All drivers I've tried this with report 2 things. The 23000 error
for the insert of a null into a column which does not allow nulls
(the tds_error packet) then a 01000 informational (tds_info) which
states the statement has been terminated.

However, it does not get around the fact that SQLExecute is
returning SQL_SUCCESS_WITH_INFO with the broken driver. DBD::ODBC
uses the SQLExecute return to determine if the execute was
successful or not (as per the ODBC docs) and not the state of any
error it sees when recovering details of the errors and
informationals.

I suppose this could be changed but it would need additional logic
everywhere "if (SQL_SUCCEEDED(ret))" is called and some way of
recording the states it has seen since the last ODBC call. I'm not
keen on doing that and not only because the driver in this case is
broken.
I agree; it hardly seems worthwhile.  This is what I put in place
as a workaround.  Does it look reasonable?
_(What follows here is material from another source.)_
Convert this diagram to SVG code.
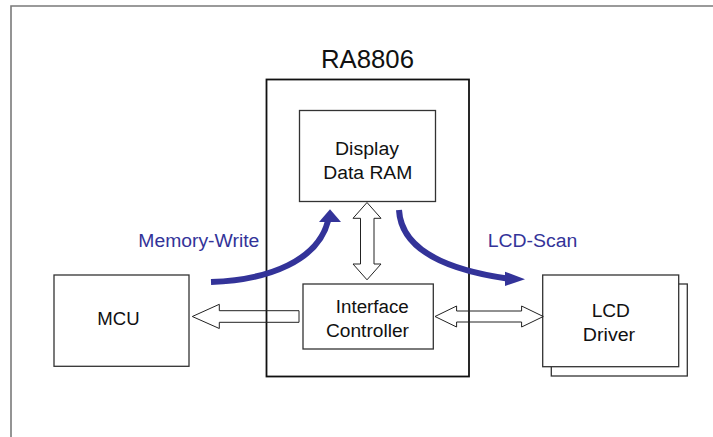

  $retval = $sth->execute(...);
  $sqlstate = $handle->state;
  if (   (!defined $retval)
         || (defined $sqlstate&&   length $sqlstate
             &&   $sqlstate ne '00000'&&   $sqlstate ne 'S1000'
             &&   substr($sqlstate,0,2) ne '01')
        )
     {
          ...handle error condition


-- Eric


Yes.

I'd move that length test to later, just before the substr as it does not matter until just before the substr. I think you might be mixing ODBC 2 (e.g. the S1000) and 3 states - you should only get ODBC 3 states via DBD::ODBC. I'd need to check that and I cannot easily right now.

I think you might be able to do this in a more straight forward way using odbc_err_handler but I've not thought it through right now.